Culture and Politics - Sex and Culture
Written by Douglas Wilson
Tuesday, February 15, 2011
If the Bible teaches, as it does, that the woman is the glory of the man, what follows from this? Among others things, we find an answer to one of the central challenges of our culture wars -- by which I mean the cultural infantilism of homosexual marriage.
"the woman is the glory of the man" 1 Cor. 11:7).
"A virtuous woman is a crown to her husband" Prov. 12:4).
Now if the woman is the glory of the man, if a man turns to another man instead, he is refusing to be glorified. And by the same token, if a woman turns away from a man to another woman, she is refusing to be a glory.
One of the prime characteristics of our generation is that of being in revolt against maturity. This shows up in food issues, in architecture, in our treatment of the elderly, and so forth. And of course, it shows up here, with this issue.
We do not want to be glorified. God's intent for the human race, established first with Adam, and reestablished again in the last Adam, Christ, is the glorification of the human race. That is His settled intent.
"Moreover whom he did predestinate, them he also called: and whom he called, them he also justified: and whom he justified, them he also glorified" (Rom. 8:30).
This is where God is taking us. This is the whole point of humanity. That being the case, the point of every human life should be to point to this larger point. We are each of us called to yearn in the direction that the whole creation is yearning.
But in our sin we don't want to be glorified, and we don't want any lesser glories that remind us of our ultimate glorification. We want to be left alone, left right where we are. We don't want the risk that comes with the godly ambition to be glorified.

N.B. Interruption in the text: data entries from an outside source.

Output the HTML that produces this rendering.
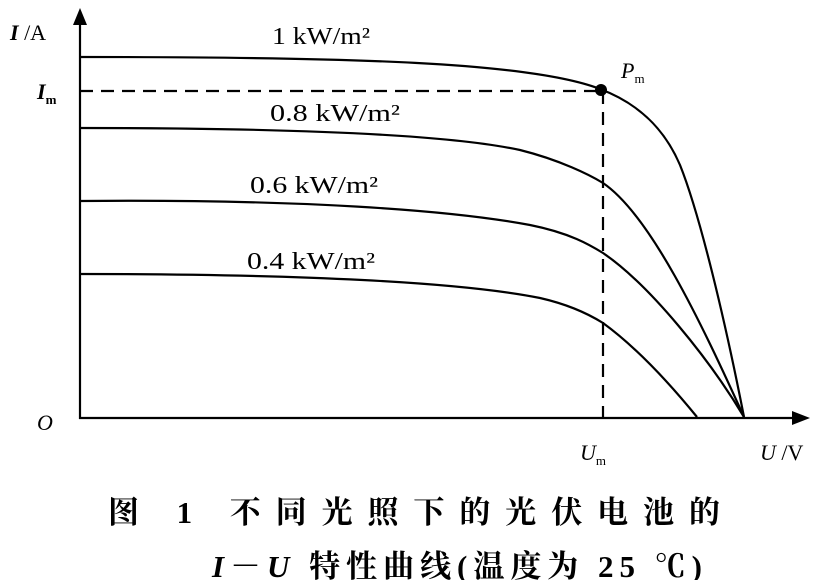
<!DOCTYPE html>
<html><head><meta charset="utf-8"><style>
body{margin:0;background:#fff;}
svg{display:block}
</style></head><body>
<svg width="826" height="580" viewBox="0 0 826 580" xmlns="http://www.w3.org/2000/svg">
<g fill="none" stroke="#000" stroke-width="2.2">
<line x1="80" y1="18" x2="80" y2="419"/>
<line x1="79" y1="418" x2="800" y2="418"/>
<path d="M80,57 C350,57 530,62 600,89 C640,104 665,130 680,165 C700,215 725,320 744,417"/>
<path d="M80,128 C300,128 450,135 520,150 C560,160 590,175 603,183 C650,215 700,320 744,417"/>
<path d="M80,201 C300,199 450,210 530,225 C570,233 590,245 603,253 C650,285 710,360 744,417"/>
<path d="M80,274 C300,274 460,282 540,298 C575,306 595,318 603,323 C640,350 675,390 697,417"/>
<path d="M80,91 H598 M603,91 V417" stroke-dasharray="13,8"/>
</g>
<polygon points="80,8 73,25 87,25" fill="#000"/>
<polygon points="810,418 792,411 792,425" fill="#000"/>
<circle cx="601" cy="90" r="6" fill="#000"/>
<g font-family="Liberation Serif, serif" fill="#000" font-size="22">
<text x="10" y="40"><tspan font-style="italic" font-weight="bold">I</tspan> /A</text>
<text x="37" y="99" font-style="italic" font-weight="bold">I<tspan font-size="13" font-style="normal" dy="5">m</tspan></text>
<text x="37" y="430" font-style="italic">O</text>
<g font-size="24" lengthAdjust="spacingAndGlyphs">
<text x="272" y="44" textLength="98" lengthAdjust="spacingAndGlyphs">1 kW/m²</text>
<text x="270" y="121" textLength="130" lengthAdjust="spacingAndGlyphs">0.8 kW/m²</text>
<text x="250" y="193" textLength="128" lengthAdjust="spacingAndGlyphs">0.6 kW/m²</text>
<text x="247" y="269" textLength="128" lengthAdjust="spacingAndGlyphs">0.4 kW/m²</text>
</g>
<text x="621" y="78" font-style="italic">P<tspan font-size="13" font-style="normal" dy="5">m</tspan></text>
<text x="580" y="460" font-style="italic">U<tspan font-size="13" font-style="normal" dy="5">m</tspan></text>
<text x="760" y="460"><tspan font-style="italic">U</tspan> /V</text>
</g>
<g font-family="Liberation Serif, Noto Serif CJK SC, serif" fill="#000" font-size="31" font-weight="bold">
<text x="108" y="523" textLength="612" lengthAdjust="spacing">图 1 不同光照下的光伏电池的</text>
<text x="212" y="577" textLength="490" lengthAdjust="spacing"><tspan font-style="italic">I</tspan>－<tspan font-style="italic">U</tspan> 特性曲线(温度为 25 ℃)</text>
</g>
</svg>
</body></html>
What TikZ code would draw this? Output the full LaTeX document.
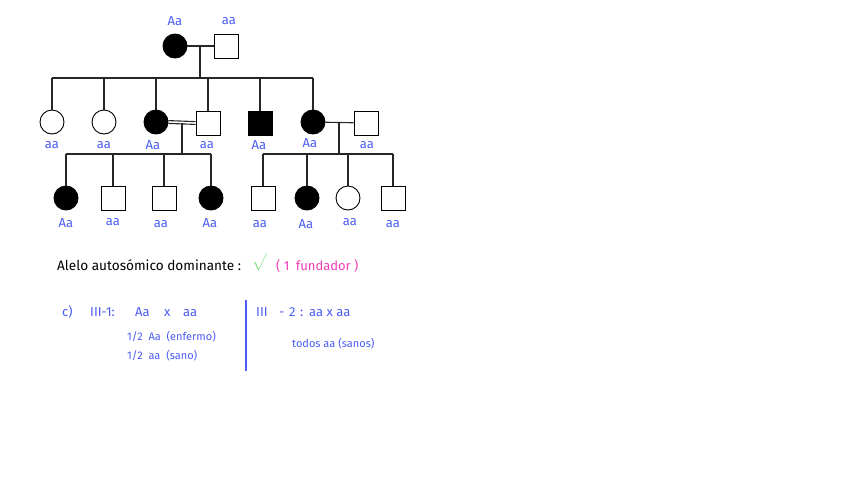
\documentclass[tikz,border=0pt]{standalone}
\usepackage{fontspec}
\setmainfont{Fira Sans}
\definecolor{lblue}{HTML}{4A5CF2}
\definecolor{lgreen}{HTML}{8CE08A}
\definecolor{lpink}{HTML}{F23DB4}
\begin{document}
\begin{tikzpicture}[x=1pt,y=-1pt,
  fem/.style={circle,draw=black,line width=0.9pt,minimum size=24pt,inner sep=0pt},
  mal/.style={rectangle,draw=black,line width=0.9pt,minimum size=24pt,inner sep=0pt},
  aff/.style={fill=black},
  lnk/.style={line width=1.1pt,black!85},
  gt/.style={text=lblue,font=\fontsize{13}{14}\selectfont,inner sep=0pt},
  note/.style={text=lblue,inner sep=0pt,anchor=west},
  big/.style={text=lblue,inner sep=0pt,anchor=base west,font=\fontsize{13}{14}\selectfont},
  small/.style={note,font=\fontsize{11}{12}\selectfont}]
\useasboundingbox (0,0) rectangle (848,477);
% Generation I
\node[fem,aff] (i1) at (175,46) {};
\node[mal] (i2) at (226,46) {};
\coordinate (m1) at (200,46);
\draw[lnk] (i1) -- (i2);
\coordinate (s1) at (200,78);
\draw[lnk] (m1) -- (s1);
% Generation II
\node[fem] (ii1) at (52,122) {};
\node[fem] (ii2) at (104,122) {};
\node[fem,aff] (ii3) at (156,122) {};
\node[mal] (ii4) at (208,123) {};
\node[mal,aff] (ii5) at (260,123) {};
\node[fem,aff] (ii6) at (313,122) {};
\node[mal] (ii7) at (366,123) {};
\coordinate (sl) at (52,78);
\coordinate (sr) at (313,78);
\draw[lnk] (sl) -- (sr);
\foreach \n/\x in {ii1/52,ii2/104,ii3/156,ii4/208,ii5/260,ii6/313}
  \draw[lnk] (\x,78) -- (\n.north);
% double marriage
\draw[lnk] ([yshift=-1.4pt]ii3.east) -- ([yshift=-1.4pt]ii4.west);
\draw[lnk] ([yshift=1.4pt]ii3.east) -- ([yshift=1.4pt]ii4.west);
\draw[lnk] (ii6) -- (ii7);
\coordinate (m2) at (182,123);
\coordinate (m3) at (339,123);
\draw[lnk] (m2) -- (182,154);
\draw[lnk] (m3) -- (339,154);
% Generation III left
\node[fem,aff] (iii1) at (66,198) {};
\node[mal] (iii2) at (113,198) {};
\node[mal] (iii3) at (164,198) {};
\node[fem,aff] (iii4) at (211,198) {};
\draw[lnk] (66,154) -- (211,154);
\foreach \n/\x in {iii1/66,iii2/113,iii3/164,iii4/211}
  \draw[lnk] (\x,154) -- (\n.north);
% Generation III right
\node[mal] (iii5) at (263,198) {};
\node[fem,aff] (iii6) at (307,198) {};
\node[fem] (iii7) at (348,198) {};
\node[mal] (iii8) at (393,198) {};
\draw[lnk] (263,154) -- (393,154);
\foreach \n/\x in {iii5/263,iii6/307,iii7/348,iii8/393}
  \draw[lnk] (\x,154) -- (\n.north);
% genotype labels
\node[gt] (g1) at (175,21) {Aa};
\node[gt] (g2) at (229,21) {aa};
\node[gt] (g3) at (52,145) {aa};
\node[gt] (g4) at (104,145) {aa};
\node[gt] (g5) at (153,145) {Aa};
\node[gt] (g6) at (207,145) {aa};
\node[gt] (g7) at (259,145) {Aa};
\node[gt] (g8) at (310,143) {Aa};
\node[gt] (g9) at (367,145) {aa};
\node[gt] (g10) at (66,223) {Aa};
\node[gt] (g11) at (113,222) {aa};
\node[gt] (g12) at (161,224) {aa};
\node[gt] (g13) at (210,223) {Aa};
\node[gt] (g14) at (260,224) {aa};
\node[gt] (g15) at (306,224) {Aa};
\node[gt] (g16) at (350,222) {aa};
\node[gt] (g17) at (393,224) {aa};
% text
\node[anchor=west,inner sep=0pt,font=\fontsize{13.6}{16}\selectfont] (t1) at (57,265) {Alelo autosómico dominante :};
\node[anchor=west,inner sep=0pt,text=lgreen,font=\fontsize{19}{20}\selectfont] (chk) at (252,262) {$\surd$};
\node[anchor=west,inner sep=0pt,text=lpink,font=\fontsize{13}{14}\selectfont] (t2) at (276,266) {( 1\enspace fundador )};
\node[big] (c1a) at (62,316) {c)};
\node[big] (c1b) at (90,316) {III-1:};
\node[big] (c1c) at (135,316) {Aa};
\node[big] (c1d) at (164,316) {x};
\node[big] (c1e) at (183,316) {aa};
\node[small] (c2) at (127,337) {1/2\ \ Aa\ \ (enfermo)};
\node[small] (c3) at (127,356) {1/2\ \ aa\ \ (sano)};
\coordinate (v1) at (246,300);
\coordinate (v2) at (246,371);
\draw[lblue,line width=1.1pt] (v1) -- (v2);
\node[big] (d1a) at (256,316) {III};
\node[big] (d1b) at (279,316) {-};
\node[big] (d1c) at (289,316) {2};
\node[big] (d1d) at (300,316) {:};
\node[big] (d1e) at (309,316) {aa x aa};
\node[small] (d2) at (292,344) {todos\ aa\ (sanos)};
\end{tikzpicture}
\end{document}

This means that gays and lesbians are therefore not the cool kids. They are the footdraggers, the hangers-back, those afraid of success. They are not the future. They are the embodiment of failure to launch. Now some conservatives might argue that I am minimizing the "abomination" factor (Lev. 20:13). Not at all -- but I am saying that an abomination involves much more than the ick factor. For any human being, created in the image of God, to refuse glorification is appalling. There are heterosexual refusals of glorification too, of course, but homosexuality is a high profile example of this.
The fact that we are created in the image of God is central to this idea of glorification. We are stamped with His image, and the process of glorification of sinners is the restoration of that image, defaced by the Fall. But what did that image consist of originally?
"So God created man in his own image, in the image of God created he him; male and female created he them" (Gen. 1:27).
Among other things, Adam was created with a crown. Among other things, Adam was attended with glory. How could it be otherwise, when he was fashioned in the image of the glorious God? Male and female together constitute the image of God in man. This does not mean that those who are unmarried in the providence of God are sub-human, obviously, but it does mean that those men who reject the gift of being glorified, and the women who reject the role of being a glory, are in high rebellion against the blueprint established for us.
The rejection of this glory is, not surprisingly, followed immediately by the pursuit of glory's opposite -- degradation. Because men refuse to glorify God (Rom. 1:21), the end result is that they refuse to imitate that glory. And when they refuse to pursue that glory, what happens? "For this cause God gave them up unto vile affections" (Rom. 1:26).
Now someone might object that all this objectifies women, making them trophy wives. Well, yes, rightly understood every wife should be considered a trophy wife. But not one of those plastic ones you got in third grade for winning the three-legged race at the all-school picnic. Rather, a wife rightly honored reflects the gospel in ways that nothing else can (Eph. 5:25-27), and in her triumph she portrays the eternal weight of glory (2 Cor. 4:17) -- as terrible as an army with banners (Song 6:10). A trophy wife, all right, but a trophy well worth having. In order to bear a crown with that kind of weight, a husband has to have (by grace) a strong neck, which means that it cannot be a stiff neck.